Fiction Reviews

Doctor Who: And the Pirate Planet

(2017 / 2021) Douglas Adams & James Goss, Target – BBC Books, £7.99 / Can$16.99 / US$10.99, pbk, 183pp, ISBN 978-1-785-94530-4


A 2021 re-issue of the 2017 novelisation of the 1978 Tom Baker Doctor Who adventure. The powerful Key of Time has been split into six segments. Now the White Guardian wants the Doctor to find them.

Fanfare of trumpets! Who fans have been waiting a long time for the publication of this book so that they can complete their collection of Target books based on the 'Key to Time' season from the glory days back in 1978 when Tom Baker was the Doctor. Now they have six books lined up neatly on their bookshelves and can move that pesky novel The Pirate Planet, which came out in 2017, out of sight.

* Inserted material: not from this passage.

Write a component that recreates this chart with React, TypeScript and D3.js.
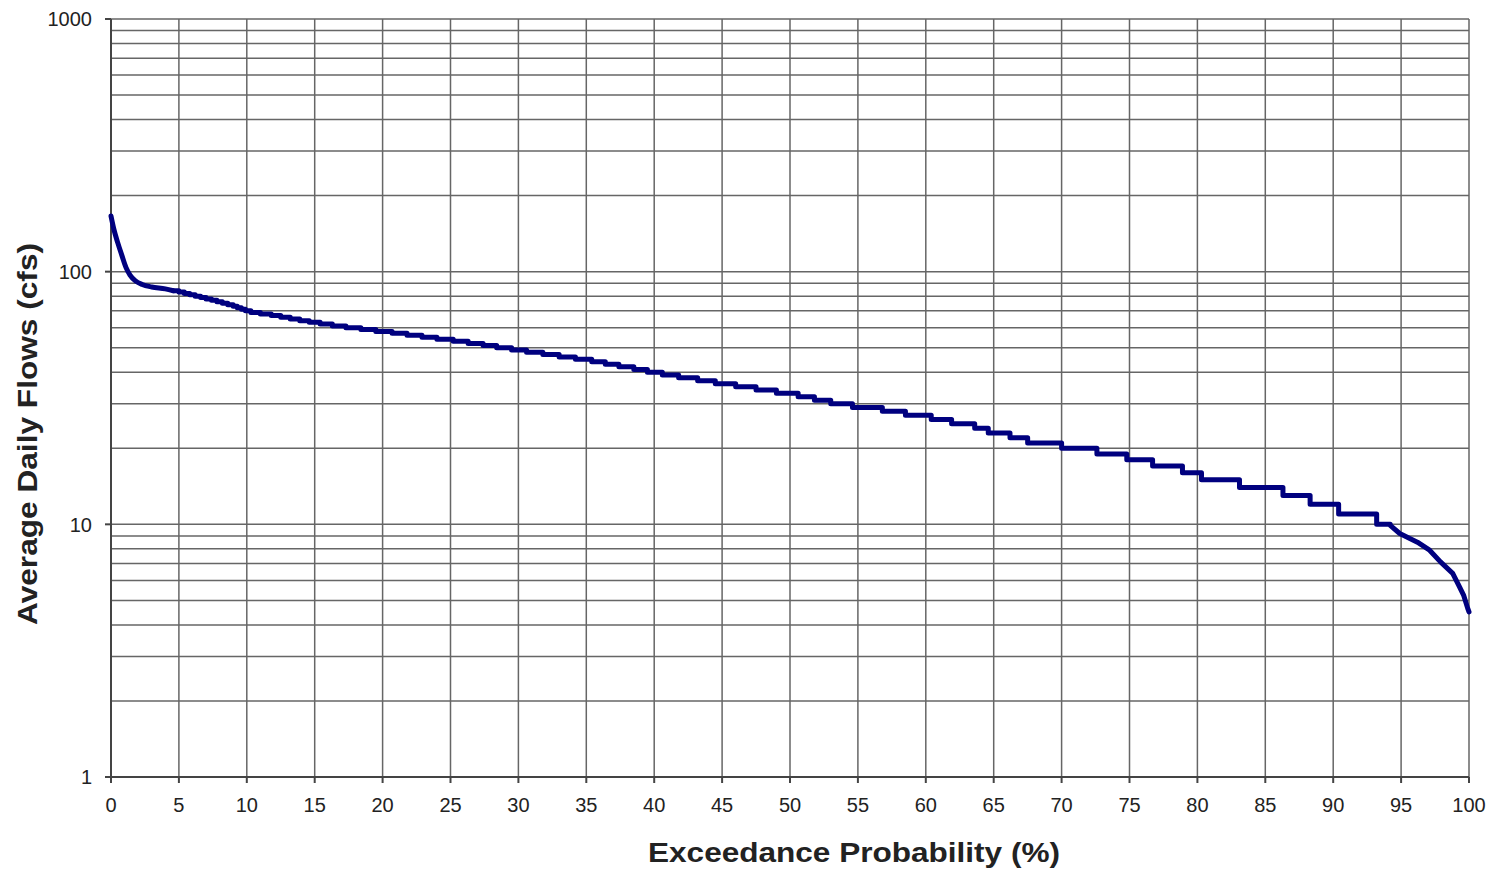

That latter novel adapted Doulas Adams’ draft scripts and is a weighty tome, coming in at over 400 pages long, while this new version is a typical Target length and based on the actual televised episodes.

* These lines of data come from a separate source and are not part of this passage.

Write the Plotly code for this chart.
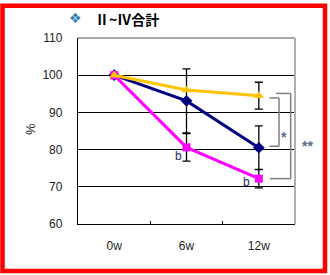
import plotly.graph_objects as go

weeks = ["0w", "6w", "12w"]
yellow = [100, 96.0, 94.5]
yellow_err = [None, None, 3.6]
blue = [100, 93.1, 80.5]
blue_err = [None, 8.6, 5.9]
pink = [100, 80.6, 72.2]
pink_err = [None, 3.7, 2.5]
y_ticks = [60, 70, 80, 90, 100, 110]
title_text = "Ⅱ~Ⅳ合計"

W, H = 330, 275
L, R, T, B = 78, 35, 38, 51
PW, PH = W - L - R, H - T - B

def px(x):
    return (x - L) / PW

def py(y):
    return (H - B - y) / PH

fig = go.Figure()

def add_series(vals, errs, color, symbol, msize):
    fig.add_trace(go.Scatter(
        x=weeks, y=vals, mode="lines+markers",
        line=dict(color=color, width=3),
        marker=dict(color=color, symbol=symbol, size=msize),
        error_y=dict(type="data", array=errs, visible=True, color="black",
                     thickness=1.3, width=4),
        showlegend=False, cliponaxis=False,
    ))

add_series(blue, blue_err, "#000080", "diamond", 9)
add_series(pink, pink_err, "#FF00FF", "square", 8)
add_series(yellow, yellow_err, "#FFC400", "triangle-up", 9)

shapes = []
# plot area gray border (top/right)
shapes.append(dict(type="line", xref="paper", yref="paper", x0=0, x1=1, y0=1, y1=1,
                   line=dict(color="#A8A8A8", width=1.8), layer="above"))
shapes.append(dict(type="line", xref="paper", yref="paper", x0=1, x1=1, y0=0, y1=1,
                   line=dict(color="#B0B0B0", width=2), layer="above"))
# outer red frame
shapes.append(dict(type="rect", xref="paper", yref="paper",
                   x0=px(2.5), x1=px(325), y0=py(5.7), y1=py(271),
                   line=dict(color="#FF0000", width=4.5)))
# brackets
gray = "#7F7F7F"
def bracket(xl_top, xl_bot, xr, ytop, ybot):
    for (a, b, c, d) in [(xl_top, ytop, xr, ytop), (xr, ytop, xr, ybot), (xl_bot, ybot, xr, ybot)]:
        shapes.append(dict(type="line", xref="paper", yref="y", x0=a, x1=c, y0=b, y1=d,
                           line=dict(color=gray, width=1.5)))

bracket(px(269.3), px(269.3), px(279), yellow[2] - 0.6, blue[2] + 0.4)
bracket(px(276), px(270), px(290.7), yellow[2] + 0.6, pink[2])

annotations = [
    dict(xref="paper", yref="paper", x=px(75.5), y=py(18), text="❖", showarrow=False,
         font=dict(family="DejaVu Sans", size=14, color="#2E7FB0"), xanchor="center", yanchor="middle"),
    dict(xref="paper", yref="paper", x=px(93), y=py(18.5), text="<b>" + title_text + "</b>", showarrow=False,
         font=dict(family="Noto Sans CJK JP", size=14, color="#000000"), xanchor="left", yanchor="middle"),
    dict(xref="paper", yref="paper", x=px(30), y=py(129), text="%", showarrow=False, textangle=-90,
         font=dict(family="Liberation Sans", size=13, color="#222222"), xanchor="center", yanchor="middle"),
    dict(xref="x", yref="y", x=weeks[1], y=pink[1], xshift=-8, yshift=-8.5, text="b", showarrow=False,
         font=dict(family="Liberation Sans", size=12, color="#1F2A60"), xanchor="center", yanchor="middle"),
    dict(xref="x", yref="y", x=weeks[2], y=pink[2], xshift=-12.5, yshift=-3.5, text="b", showarrow=False,
         font=dict(family="Liberation Sans", size=12, color="#1F2A60"), xanchor="center", yanchor="middle"),
    dict(xref="paper", yref="y", x=px(284.3), y=(yellow[2] + blue[2]) / 2 - 4, text="<b>*</b>", showarrow=False,
         font=dict(family="Liberation Sans", size=14, color="#5A6B80"), xanchor="center", yanchor="middle"),
    dict(xref="paper", yref="y", x=px(307.3), y=(yellow[2] + pink[2]) / 2 - 2.5, text="<b>**</b>", showarrow=False,
         font=dict(family="Liberation Sans", size=14, color="#5A6B80"), xanchor="center", yanchor="middle"),
]

fig.update_layout(
    width=W, height=H,
    margin=dict(l=L, r=R, t=T, b=B, pad=0),
    paper_bgcolor="white", plot_bgcolor="white",
    shapes=shapes, annotations=annotations,
    xaxis=dict(type="category", range=[-0.5, 2.5], showgrid=False, zeroline=False,
               showline=True, linecolor="black", linewidth=1.3,
               ticks="inside", ticklen=3, tickcolor="black", tickson="boundaries",
               tickfont=dict(family="Liberation Sans", size=12, color="#222222"),
               ticklabelstandoff=10, fixedrange=True),
    yaxis=dict(range=[60, 110], tickvals=y_ticks, showgrid=True, gridcolor="black", gridwidth=1,
               zeroline=False, showline=True, linecolor="black", linewidth=1.3,
               ticks="inside", ticklen=3, tickcolor="black",
               tickfont=dict(family="Liberation Sans", size=12, color="#222222"),
               ticklabelstandoff=12, fixedrange=True),
)

fig.write_html("out.html")
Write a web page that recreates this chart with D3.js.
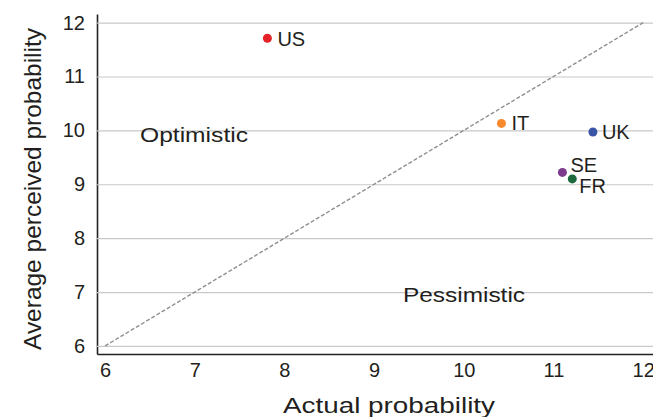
<!DOCTYPE html>
<html>
  <body style="margin:0">
    <style>
      body { background: #fff; }
      text { font-family: "Liberation Sans", Arial, sans-serif; fill: #231f20; }
    </style>
    <script src="https://d3js.org/d3.v7.min.js"></script>
    <script type="text/javascript">
      const width = 653;
      const height = 417;
      const plot = { left: 97, right: 653, top: 14, bottom: 354 };

      const countries = ['US', 'IT', 'UK', 'SE', 'FR'];
      const actual = [7.81, 10.42, 11.44, 11.10, 11.21];
      const perceived = [11.71, 10.13, 9.97, 9.22, 9.10];
      const colors = ['#e52228', '#f7882c', '#3a55a5', '#7c3b8b', '#1c6a3b'];
      const xTicks = [6, 7, 8, 9, 10, 11, 12];
      const yTicks = [6, 7, 8, 9, 10, 11, 12];

      // label offsets from each dot (px)
      const labelOffset = { US: [10, 8], IT: [10, 7], UK: [9, 7], SE: [8, 0], FR: [7, 14] };

      const points = countries.map((c, i) => ({ name: c, x: actual[i], y: perceived[i], color: colors[i] }));

      const x = d3.scaleLinear().domain([5.91, 12.11]).range([plot.left, plot.right]);
      const y = d3.scaleLinear().domain([5.85, 12.16]).range([plot.bottom, plot.top]);

      const svg = d3.select('body')
        .append('svg')
        .attr('width', width)
        .attr('height', height);

      // y axis with gridlines
      const gy = svg.append('g')
        .attr('transform', `translate(${plot.left},0)`)
        .call(d3.axisLeft(y).tickValues(yTicks).tickFormat(d3.format('d'))
          .tickSize(-(plot.right - plot.left)).tickSizeOuter(0).tickPadding(12));
      gy.selectAll('.tick line').attr('stroke', '#c9c9c9').attr('stroke-width', 1.2);
      gy.selectAll('.tick text').attr('font-size', 20).attr('font-family', '"Liberation Sans", Arial, sans-serif');
      gy.select('.domain').attr('stroke', '#222').attr('stroke-width', 1.6);

      // x axis
      const gx = svg.append('g')
        .attr('transform', `translate(0,${plot.bottom})`)
        .call(d3.axisBottom(x).tickValues(xTicks).tickFormat(d3.format('d')).tickSize(0).tickPadding(9));
      gx.selectAll('.tick text').attr('font-size', 20).attr('font-family', '"Liberation Sans", Arial, sans-serif');
      gx.select('.domain').attr('stroke', '#222').attr('stroke-width', 1.6);

      // 45 degree reference line
      svg.append('line')
        .attr('x1', x(6)).attr('y1', y(6))
        .attr('x2', x(12)).attr('y2', y(12))
        .attr('stroke', '#8f8f8f')
        .attr('stroke-width', 1.4)
        .attr('stroke-dasharray', '4,2');

      svg.selectAll('circle.pt')
        .data(points)
        .enter()
        .append('circle')
        .attr('class', 'pt')
        .attr('cx', (d) => x(d.x))
        .attr('cy', (d) => y(d.y))
        .attr('r', 4.5)
        .attr('fill', (d) => d.color);

      svg.selectAll('text.lbl')
        .data(points)
        .enter()
        .append('text')
        .attr('class', 'lbl')
        .attr('x', (d) => x(d.x) + labelOffset[d.name][0])
        .attr('y', (d) => y(d.y) + labelOffset[d.name][1])
        .attr('font-size', 20)
        .text((d) => d.name);

      // region labels
      svg.append('text')
        .attr('x', 140).attr('y', 142)
        .attr('font-size', 21)
        .attr('textLength', 108).attr('lengthAdjust', 'spacingAndGlyphs')
        .text('Optimistic');
      svg.append('text')
        .attr('x', 403).attr('y', 302)
        .attr('font-size', 21)
        .attr('textLength', 122).attr('lengthAdjust', 'spacingAndGlyphs')
        .text('Pessimistic');

      // axis titles
      svg.append('text')
        .attr('x', 283).attr('y', 413)
        .attr('font-size', 22)
        .attr('textLength', 212).attr('lengthAdjust', 'spacingAndGlyphs')
        .text('Actual probability');
      svg.append('text')
        .attr('transform', 'translate(41,350) rotate(-90)')
        .attr('font-size', 24)
        .attr('textLength', 322).attr('lengthAdjust', 'spacingAndGlyphs')
        .text('Average perceived probability');
    </script>
  </body>
</html>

For the uninitiated, 'The Key to Time' was a six-part season involving the search for the six sections of the powerful Key to Time which has been split into different parts and scattered throughout space and time. The Doctor, Romana and K9 are given a mission by the White Guardian to recover these parts so he can bring balance back to the universe, but they are warned to keep an eye out for the dastardly Black Guardian who wants the key for his own nefarious reasons. The season unfolded in six stories, the first five of which – 'The Ribos Operation', 'The Pirate Planet', 'The Stones of Blood', 'The Androids of Tara', 'The Power of Kroll' – were told over four episodes, while the brilliantly named final story – 'The Armageddon Factor' – was told over six episodes.

Having collected their first segment in 'The Ribos Operation', the Doctor, Romana and K9 head for the planet Calufrax, but actually find themselves on the planet Zanak instead. What has happened to Calufrax and can the half-man, half-machine Pirate Captain who is in charge, actually be trusted? And let’s not forget his robot parrot called Polyphase Avatron, nor the shadowy nurse who keeps popping up from time to time. Apart from those characters, we have a snivelling pirate sidekick, a group of zombies with mental powers and some wannabe revolutionaries, all against a backdrop that is not as it seems.

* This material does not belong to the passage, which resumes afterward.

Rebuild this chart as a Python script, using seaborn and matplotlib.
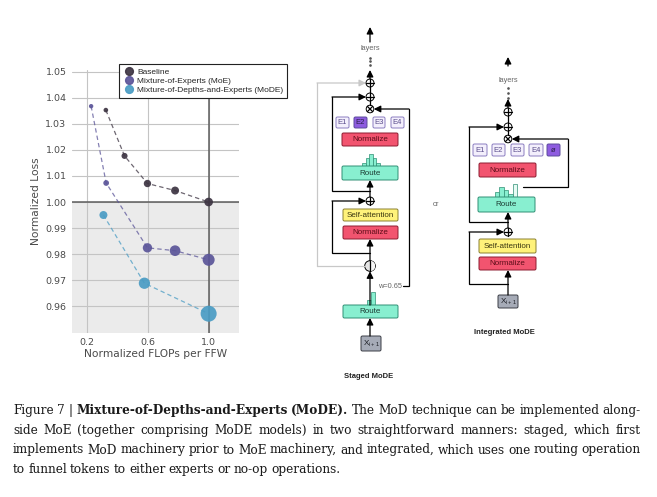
import matplotlib
matplotlib.use("Agg")
import matplotlib.pyplot as plt
import numpy as np
import pandas as pd
import seaborn as sns
from matplotlib.lines import Line2D
from matplotlib.patches import Circle, FancyBboxPatch, Rectangle

# chart data
SERIES = ["Baseline", "Mixture-of-Experts (MoE)", "Mixture-of-Depths-and-Experts (MoDE)"]
COLORS = ["#3d3442", "#5b5599", "#4a9cc4"]

BASELINE_FLOPS = [0.323, 0.446, 0.597, 0.779, 1.0]
BASELINE_LOSS = [1.0353, 1.0177, 1.0071, 1.0044, 1.0]
BASELINE_SIZE = [11, 19, 28, 33, 39]

MOE_FLOPS = [0.226, 0.325, 0.597, 0.779, 1.0]
MOE_LOSS = [1.0368, 1.0073, 0.9824, 0.9813, 0.9778]
MOE_SIZE = [10, 17, 45, 59, 75]

MODE_FLOPS = [0.307, 0.577, 1.0]
MODE_LOSS = [0.995, 0.9688, 0.9571]
MODE_SIZE = [33, 66, 133]

X_TICKS = [0.2, 0.6, 1.0]
Y_TICKS = [0.96, 0.97, 0.98, 0.99, 1.00, 1.01, 1.02, 1.03, 1.04, 1.05]

CAPTION = [
    [("Figure", 0), ("7", 0), ("|", 0), ("Mixture-of-Depths-and-Experts", 1), ("(MoDE).", 1),
     ("The", 0), ("MoD", 0), ("technique", 0), ("can", 0), ("be", 0), ("implemented", 0), ("along-", 0)],
    [(w, 0) for w in "side MoE (together comprising MoDE models) in two straightforward manners: staged, which first".split()],
    [(w, 0) for w in "implements MoD machinery prior to MoE machinery, and integrated, which uses one routing operation".split()],
    [(w, 0) for w in "to funnel tokens to either experts or no-op operations.".split()],
]

df = pd.concat([
    pd.DataFrame({"flops": BASELINE_FLOPS, "loss": BASELINE_LOSS, "size": BASELINE_SIZE, "model": SERIES[0]}),
    pd.DataFrame({"flops": MOE_FLOPS, "loss": MOE_LOSS, "size": MOE_SIZE, "model": SERIES[1]}),
    pd.DataFrame({"flops": MODE_FLOPS, "loss": MODE_LOSS, "size": MODE_SIZE, "model": SERIES[2]}),
], ignore_index=True)

sns.set_theme(style="whitegrid")
plt.rcParams["font.family"] = ["DejaVu Sans"]

fig = plt.figure(figsize=(6.57, 4.97), dpi=100)
palette = dict(zip(SERIES, COLORS))

# ---- scatter chart ----
ax = fig.add_axes([72 / 657, (497 - 332.7) / 497, (239 - 72) / 657, (332.7 - 70) / 497])
ax.axhspan(0.9, 1.0, color="#ebebeb", zorder=0, lw=0)
ax.grid(True, color="#c4c4c4", lw=0.8)
ax.axhline(1.0, color="#5e5e5e", lw=1.1, zorder=1)
ax.axvline(1.0, color="#5e5e5e", lw=1.1, zorder=1)

sns.lineplot(data=df, x="flops", y="loss", hue="model", palette=palette, estimator=None,
             linestyle=(0, (3.5, 2.5)), lw=0.9, alpha=0.75, legend=False, ax=ax, zorder=3)
smin, smax = min(df["size"]), max(df["size"])
sns.scatterplot(data=df, x="flops", y="loss", hue="model", palette=palette, size="size",
                sizes=(smin, smax), size_norm=(smin, smax), alpha=0.92, linewidth=0,
                legend=False, ax=ax, zorder=4)

ax.set_xlim(0.1, 1.2)
ax.set_ylim(0.9498, 1.0507)
ax.set_xticks(X_TICKS)
ax.set_xticklabels([f"{v:.1f}" for v in X_TICKS])
ax.set_yticks(Y_TICKS)
ax.set_yticklabels([f"{v:.2f}" for v in Y_TICKS])
ax.tick_params(axis="both", length=0, labelsize=6.8, labelcolor="#4a4a4a", pad=4)
ax.set_xlabel("Normalized FLOPs per FFW", fontsize=7.7, color="#4a4a4a", labelpad=1)
ax.set_ylabel("Normalized Loss", fontsize=7.7, color="#4a4a4a", labelpad=3)
for sp in ax.spines.values():
    sp.set_visible(False)

handles = [Line2D([], [], ls="", marker="o", ms=5.6, color=c, alpha=0.92) for c in COLORS]
leg = ax.legend(handles, SERIES, loc="upper left", bbox_to_anchor=(119 / 657, 1 - 64 / 497),
                bbox_transform=fig.transFigure, prop={"family": "Liberation Sans", "size": 6.0},
                frameon=True, fancybox=False, framealpha=1, edgecolor="#222222",
                borderpad=0.45, labelspacing=0.15, handletextpad=0.2, handlelength=1.5,
                borderaxespad=0)
leg.get_frame().set_linewidth(0.8)
leg.set_zorder(10)

# ---- schematic diagrams (pixel coordinates) ----
dx = fig.add_axes([0, 0, 1, 1])
dx.set_xlim(0, 657)
dx.set_ylim(497, 0)
dx.axis("off")
dx.patch.set_visible(False)

SANS = "Liberation Sans"


def box(x0, y0, x1, y1, face, edge, text=None, tcolor="black", fs=5.8):
    dx.add_patch(FancyBboxPatch((x0, y0), x1 - x0, y1 - y0, boxstyle="round,pad=0,rounding_size=1.5",
                                fc=face, ec=edge, lw=0.7))
    if text:
        dx.text((x0 + x1) / 2, (y0 + y1) / 2 + 0.3, text, ha="center", va="center",
                fontsize=fs, color=tcolor, family=SANS)


def arrow(x0, y0, x1, y1, color="black"):
    dx.annotate("", xy=(x1, y1), xytext=(x0, y0),
                arrowprops=dict(arrowstyle="-|>,head_length=0.4,head_width=0.2", color=color,
                                lw=0.9, shrinkA=0, shrinkB=0, mutation_scale=10))


def line(xs, ys, color="black"):
    dx.plot(xs, ys, color=color, lw=0.9, solid_joinstyle="miter")


def op(x, y, kind="+", r=4.0):
    dx.add_patch(Circle((x, y), r, fc="white", ec="black", lw=0.7))
    if kind == "+":
        line([x - r, x + r], [y, y])
        line([x, x], [y - r, y + r])
    else:
        d = r * 0.7
        line([x - d, x + d], [y - d, y + d])
        line([x - d, x + d], [y + d, y - d])


def dots(x, ys):
    dx.plot([x] * len(ys), ys, ls="", marker="o", ms=0.9, color="#555555")


def hist(x0, base, w, heights, faces):
    for i, (h, f) in enumerate(zip(heights, faces)):
        dx.add_patch(Rectangle((x0 + i * w, base - h), w, h, fc=f, ec="#2f8f74", lw=0.5))


def experts(y0, y1, spans, filled):
    labels = ["E1", "E2", "E3", "E4", "\u00f8"]
    for i, (a, b) in enumerate(spans):
        on = i in filled
        box(a, y0, b, y1, "#8e5ce0" if on else "#f3effc", "#5b4a9c" if on else "#8a7dc0",
            labels[i], "#2a1f4a" if on else "#5a4d8c", 5.5)


NORM = ("#f2546f", "#8d1c30", "#5c0d19")
ROUTE = ("#88efd0", "#2f8f74", "#1c3c33")
ATTN = ("#fff27a", "#8a8030", "#3a3610")
XBOX = ("#a6abb7", "#3a3d45", "#1a1c22")
MINT = "#88efd0"

# staged MoDE
c = 370
arrow(c, 42, c, 27)
dx.text(c, 49, "layers", ha="center", va="center", fontsize=5.3, color="#666666", family=SANS)
dots(c, [57.5, 61, 64.5])
arrow(c, 79, c, 70)
line([c, c], [87, 93])
line([c, c], [101, 105.2])
line([317, 317], [266, 83], "#c8c8c8")
arrow(317, 83, 366, 83, "#c8c8c8")
line([317, 364.7], [266, 266], "#c8c8c8")
line([c, 332, 332], [191, 191, 97])
arrow(332, 97, 366, 97)
line([403, 409, 409], [286, 286, 109])
arrow(409, 109, 373.8, 109)
op(c, 83)
op(c, 97)
op(c, 109, "x", 3.8)
experts(117, 128, [(336, 349), (354, 367), (373, 385), (391, 404)], [1])
box(342, 133, 398, 146, NORM[0], NORM[1], "Normalize", NORM[2])
hist(362, 166, 3.6, [3, 8, 12, 8, 3], [MINT] * 5)
box(342, 166, 398, 180, ROUTE[0], ROUTE[1], "Route", ROUTE[2])
arrow(c, 197, c, 180)
op(c, 201)
line([c, 332, 332], [253, 253, 201])
arrow(332, 201, 366, 201)
box(343, 209, 398, 221, ATTN[0], ATTN[1], "Self-attention", ATTN[2])
box(343, 226, 398, 239, NORM[0], NORM[1], "Normalize", NORM[2])
arrow(c, 260.7, c, 239)
dx.add_patch(Circle((c, 266), 5.3, fc="#e4e4e4", ec="black", lw=0.7))
dx.add_patch(Rectangle((c, 260.7), 5.3, 10.6, fc="#f7f7f7", ec="none",
                       clip_path=dx.patches[-1], clip_on=True))
line([c, c], [260.7, 271.3])
arrow(c, 305, c, 271.3)
dx.text(402, 286, "w=0.65", ha="right", va="center", fontsize=5.3, color="#666666", family=SANS)
hist(366.5, 305, 4.2, [5, 13], [MINT, MINT])
box(343, 305, 398, 318, ROUTE[0], ROUTE[1], "Route", ROUTE[2])
arrow(c, 336, c, 318)
box(361, 336, 381, 351, XBOX[0], XBOX[1], "X$_{\\mathregular{i+1}}$", XBOX[2])
dx.text(369, 376, "Staged MoDE", ha="center", va="center", fontsize=5.5, fontweight="bold",
        color="#222222", family=SANS)

dx.text(436, 205, "or", ha="center", va="center", fontsize=5.3, color="#666666", family=SANS)

# integrated MoDE
c = 508
arrow(c, 66, c, 57)
dx.text(c, 80, "layers", ha="center", va="center", fontsize=5.3, color="#666666", family=SANS)
dots(c, [88, 93, 98])
arrow(c, 108, c, 99)
line([c, c], [116, 123])
line([c, c], [131, 135.2])
line([c, 469, 469], [222, 222, 127])
arrow(469, 127, 504, 127)
line([523, 568, 568], [187, 187, 139])
arrow(568, 139, 511.8, 139)
op(c, 112)
op(c, 127)
op(c, 139, "x", 3.8)
experts(144, 156, [(473, 487), (492, 505), (511, 524), (529, 543), (547, 560)], [4])
box(479, 163, 536, 177, NORM[0], NORM[1], "Normalize", NORM[2])
hist(495, 197, 4.4, [5, 10, 7, 3, 13], [MINT, MINT, MINT, MINT, "#e6fbf4"])
box(478, 197, 535, 212, ROUTE[0], ROUTE[1], "Route", ROUTE[2])
arrow(c, 228, c, 212)
op(c, 232)
line([c, 469, 469], [284, 284, 232])
arrow(469, 232, 504, 232)
box(479, 239, 536, 253, ATTN[0], ATTN[1], "Self-attention", ATTN[2])
box(479, 257, 536, 270, NORM[0], NORM[1], "Normalize", NORM[2])
arrow(c, 295, c, 270)
box(498, 295, 518, 308, XBOX[0], XBOX[1], "X$_{\\mathregular{i+1}}$", XBOX[2])
dx.text(504, 332, "Integrated MoDE", ha="center", va="center", fontsize=5.5, fontweight="bold",
        color="#222222", family=SANS)

# ---- caption, justified word by word ----
renderer = fig.canvas.get_renderer()
SERIF = "DejaVu Serif"
LEFT, RIGHT = 13, 641


def measure(words, fs):
    out = []
    for w, bold in words:
        t = dx.text(0, 0, w, fontsize=fs, family=SERIF, fontweight="bold" if bold else "normal")
        out.append(t.get_window_extent(renderer).width)
        t.remove()
    return out


# pick the size at which the tightest line just fits with ordinary spaces
probe = 10.0
fit = []
for words in CAPTION[:-1]:
    total = sum(measure(words, probe))
    space = 0.26 * probe * 100 / 72
    fit.append(probe * (RIGHT - LEFT) / (total + space * (len(words) - 1)))
CAP_FS = min(fit)

baselines = [414, 434, 453.5, 473]
for li, (words, yb) in enumerate(zip(CAPTION, baselines)):
    widths = measure(words, CAP_FS)
    if li < len(CAPTION) - 1:
        gap = (RIGHT - LEFT - sum(widths)) / (len(words) - 1)
    else:
        gap = 0.26 * CAP_FS * 100 / 72
    x = LEFT
    for (w, bold), wd in zip(words, widths):
        dx.text(x, yb, w, fontsize=CAP_FS, family=SERIF, fontweight="bold" if bold else "normal",
                va="baseline", ha="left", color="#1a1a1a")
        x += wd + gap

fig.savefig("out.png", dpi=100)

By adapting the televised episodes and jettisoning some of Adams’ more complex ideas which featured in the 2017 adaptation novel, Goss has been able to deliver a more streamlined, pacey narrative in keeping with traditional Target titles. It is a fun, fast read with Goss taking the opportunity to iron out some of the glitches and adding a bit of depth and motivation to some of the minor characters and shedding some interesting light on the relationship between the Doctor and Romana. The relationship between the Pirate Captain and his sidekick, Mr. Fibuli is also beefed up. Here, the Pirate Captain is given a steampunk makeover and some scenery-chewing dialogue to deliver, especially in his scenes with the Doctor. Great fun, and pretty essential for Who fans everywhere.